Caramel Sauce: buy at store

OR

1/2 c. heavy cream
1/2 c. butter
3/4 c. packed brown sugar
2 T. light corn syrup
1 tsp. vanilla extract
  1. In a medium saucepan stir together cream, butter, brown sugar and corn syrup.
  2. Bring to boiling over medium high heat, whisking occasionally, reduce heat to medium.
  3. Boil gently for 3 minutes more.
  4. Remove from heat, stir in vanilla.
  5. Let cool for 15 minutes.
  6. Pour over cake layers. ( There will be extra)
Whipped Cream:
2 c. chilled heavy cream
1/2 c. confectioner's sugar
pinch of salt
1 tsp. vanilla extract
  1. Whip heavy cream with a mixer. Whip to soft peaks.
  2. Add confectioner's sugar, a little at a time.
  3. Add salt and extract.
  4. Spread on bottom layer
  5. Sprinkle with 1/2 c. crumbled Heath bars.
  6. Put top cake layer on.
  7. Spread with whipped cream and sprinkle with remaining Heath bars.
  8. (Optional: drizzle top with caramel sauce).
  9. Store in refrigerator.

Results: I did it right!

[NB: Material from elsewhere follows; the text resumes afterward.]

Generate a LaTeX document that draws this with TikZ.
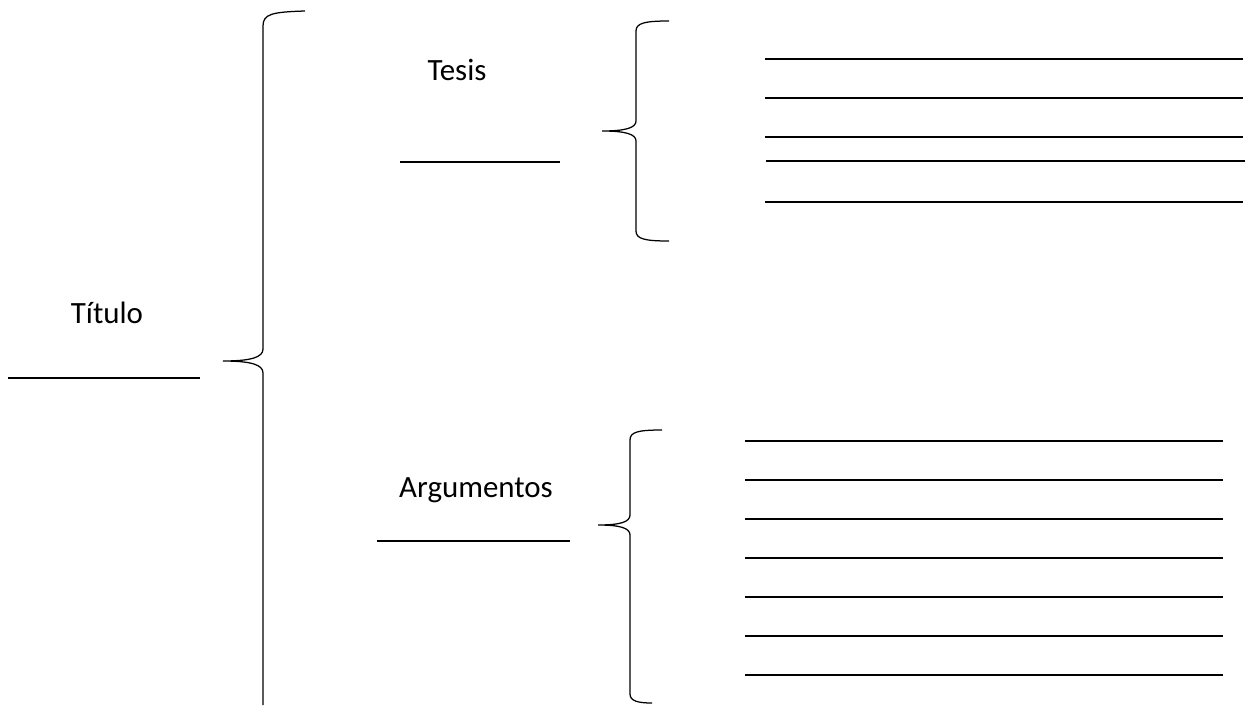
\documentclass[tikz,border=0pt]{standalone}
\usepackage{fontspec}
\setmainfont{Carlito}
\usetikzlibrary{positioning}

\begin{document}
\begin{tikzpicture}[x=0.2mm, y=-0.2mm,
				rotulo/.style={font=\fontsize{17.6}{21}\selectfont, anchor=base, inner sep=0pt},
				raya/.style={line width=0.4mm},
				subraya/.style={line width=0.3mm},
				llave/.style={line width=0.25mm}
				]
				\useasboundingbox (0,0) rectangle (1252,705);
				% textos
				\node[rotulo] (titulo) at (107,323) {Título};
				\node[rotulo] (tesis) at (457,80) {Tesis};
				\node[rotulo] (argumentos) at (476,497) {Argumentos};
				
				% subrayados
				\draw[subraya] (8,378) -- (200,378);
				\draw[subraya] (400,162) -- (560,162);
				\draw[subraya] (377,541) -- (570,541);
				
				% llave grande
				\coordinate (puntaG) at (223,361);
				\draw[llave] (305,11) .. controls (272,12) and (263,14) .. (263,26) -- (263,349)
					.. controls (263,357) and (252,361) .. (puntaG)
					.. controls (252,361) and (263,365) .. (263,373) -- (263,705);
				
				% llave de la tesis
				\coordinate (puntaT) at (602,131);
				\draw[llave] (669,21) .. controls (645,21) and (636,23) .. (636,31) -- (636,121)
					.. controls (636,128) and (625,131) .. (puntaT)
					.. controls (625,131) and (636,134) .. (636,141) -- (636,231)
					.. controls (636,239) and (645,241) .. (669,241);
				
				% llave de los argumentos
				\coordinate (puntaA) at (598,525);
				\draw[llave] (662,430) .. controls (638,430) and (630,432) .. (630,440) -- (630,515)
					.. controls (630,522) and (620,525) .. (puntaA)
					.. controls (620,525) and (630,528) .. (630,535) -- (630,694)
					.. controls (630,701) and (638,703) .. (652,703);
				
				% lineas para escribir
				\foreach \y in {59,98,137,202}
					\draw[raya] (765,\y) -- (1243,\y);
				\draw[raya] (766,161) -- (1245,161);
				\foreach \y in {441,480,519,558,597,636,675}
					\draw[raya] (745,\y) -- (1223,\y);
			\end{tikzpicture}
\end{document}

It was sweet, moist, crunchy and delicious. I recommend making the cake from scratch, it's not complicated, and buy the caramel sauce.
Bottom Line: Yes, I will be making this again. My husband said it was the best one yet! Folks definitely have to have a sweet tooth to dig into this one.  I hope you will try it. It's worth it.